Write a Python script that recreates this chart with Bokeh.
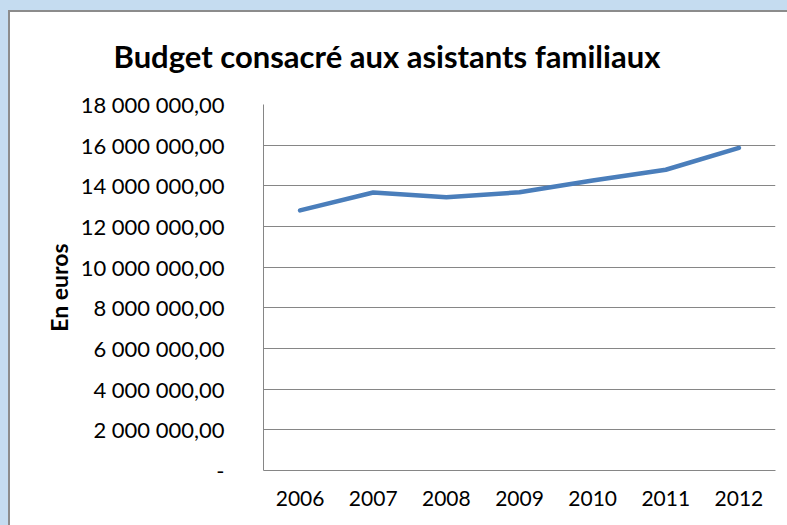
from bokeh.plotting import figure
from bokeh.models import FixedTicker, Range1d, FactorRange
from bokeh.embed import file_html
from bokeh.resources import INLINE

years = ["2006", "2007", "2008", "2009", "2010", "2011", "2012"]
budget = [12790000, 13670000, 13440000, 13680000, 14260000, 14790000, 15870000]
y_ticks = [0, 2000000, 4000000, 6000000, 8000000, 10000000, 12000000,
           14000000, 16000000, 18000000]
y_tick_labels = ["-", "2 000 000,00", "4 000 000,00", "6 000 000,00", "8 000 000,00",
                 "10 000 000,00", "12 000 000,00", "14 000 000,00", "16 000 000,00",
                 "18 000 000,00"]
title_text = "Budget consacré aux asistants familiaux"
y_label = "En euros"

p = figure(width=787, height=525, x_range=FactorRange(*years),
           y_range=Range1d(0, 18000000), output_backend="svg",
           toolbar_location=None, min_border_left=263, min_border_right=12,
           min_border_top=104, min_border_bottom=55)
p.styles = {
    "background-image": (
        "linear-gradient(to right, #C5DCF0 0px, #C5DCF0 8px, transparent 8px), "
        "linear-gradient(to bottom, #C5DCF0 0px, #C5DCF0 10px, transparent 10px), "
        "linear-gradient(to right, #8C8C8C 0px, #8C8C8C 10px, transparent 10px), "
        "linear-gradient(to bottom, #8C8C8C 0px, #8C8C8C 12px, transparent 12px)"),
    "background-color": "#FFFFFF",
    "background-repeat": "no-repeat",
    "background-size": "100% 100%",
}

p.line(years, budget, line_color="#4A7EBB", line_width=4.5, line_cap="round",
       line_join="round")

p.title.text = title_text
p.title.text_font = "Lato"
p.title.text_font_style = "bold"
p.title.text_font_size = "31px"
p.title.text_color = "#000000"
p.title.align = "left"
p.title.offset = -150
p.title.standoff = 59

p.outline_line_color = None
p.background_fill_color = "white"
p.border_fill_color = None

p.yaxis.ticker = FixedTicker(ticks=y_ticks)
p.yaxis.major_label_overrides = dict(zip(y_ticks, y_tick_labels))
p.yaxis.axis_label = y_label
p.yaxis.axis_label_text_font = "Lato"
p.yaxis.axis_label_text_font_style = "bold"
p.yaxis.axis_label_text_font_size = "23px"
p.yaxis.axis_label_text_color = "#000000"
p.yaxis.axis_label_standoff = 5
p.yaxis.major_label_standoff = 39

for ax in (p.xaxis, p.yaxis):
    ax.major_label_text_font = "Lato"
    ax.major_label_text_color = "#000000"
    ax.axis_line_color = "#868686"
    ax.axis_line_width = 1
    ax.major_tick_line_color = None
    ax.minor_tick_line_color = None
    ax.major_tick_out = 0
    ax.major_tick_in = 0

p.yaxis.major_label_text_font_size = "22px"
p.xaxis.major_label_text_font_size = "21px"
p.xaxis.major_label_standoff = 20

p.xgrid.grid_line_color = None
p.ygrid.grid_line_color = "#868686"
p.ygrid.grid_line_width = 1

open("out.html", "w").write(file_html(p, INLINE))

WHAT THE TASK ASKS: Leave out the pictures, then repeat the listing above exactly from its first line to the line with "from bokeh.resources import INLINE", inclusive.

SOLUTION:
Write a Python script that recreates this chart with Bokeh.
from bokeh.plotting import figure
from bokeh.models import FixedTicker, Range1d, FactorRange
from bokeh.embed import file_html
from bokeh.resources import INLINE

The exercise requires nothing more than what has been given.